The book, which was first published in 1988, was co-written by Wiles and professional writer William Donati. Both men were lifelong advocates of Flynn and his legacy, taking time to denounce the actor's critics in person and in print. Wiles and Donati were especially critical of the controversial author and "celebrity biographer" Charles Higham, and My Days With Errol Flynn contains a section devoted to destroying Higham's allegations against Flynn.

== Synopsis ==
Buster Wiles was a stuntman and screen double during this period, working on a number of Flynn's most popular films, such as The Charge Of The Light Brigade (1936). In his book Wiles recounts numerous escapades he had with Flynn during Hollywood's "Golden Age", and he provides behind-the-scenes insight into the productions he made with the legendary actor. One of those scenes is an iconic one in American film history and also involves Howard Hill, who by the late 1930s was widely regarded as "The World's Greatest Archer". Wiles in the book explains how the famous "splitting-the-arrow" scene in Flynn's "swashbucker" The Adventures of Robin Hood (1938) was accomplished.

Although Wiles documented his numerous exploits with Flynn and wrote an entire book about the actor, Flynn did not include a single sentence about Buster in his own autobiography My Wicked, Wicked Ways.

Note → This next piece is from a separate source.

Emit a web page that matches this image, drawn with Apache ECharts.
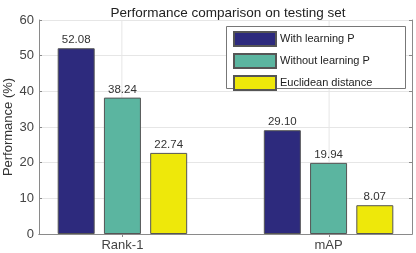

Similarly, Wiles makes no mention of many of Flynn's other friends including his housemate David Niven, an omission that Niven reciprocates in his own books The Moon's a Balloon and Bring On The Empty Horses.

The book also contains a number of unique pictures of Flynn's residence on Mulholland Drive shortly before its demolition in the late 1980s.

== Reviews ==
The book was positively reviewed and a paperback edition remains in print. It is popular with Flynn aficionados still and provides insight into the Star System for anyone interested in the Golden Age Of Hollywood.

== Buster Wiles ==
Vernon "Buster" Wiles was born in Missouri, raised in Tennessee, and worked in Hollywood as a stuntman and double for some twenty years. Prior to this, Buster had a semi itinerant lifestyle and worked as a newsboy, boxer and a caddy prior to his success in Hollywood. He was a lifelong sports fan, especially enjoying football and boxing. Leaving the movie business in the late 1950s, Buster settled in Beaverton, Oregon, with his wife and two daughters. He became a jockeys' agent. He worked the horse-racing tracks of the West Coast of the United States every racing season.

Having met when working on several of Flynn's vehicles, Buster and Errol Flynn became firm friends during the latter's time in Hollywood. Wiles was born in 1910 and died in 1990. Donati has published additional books and teaches literature at the university level.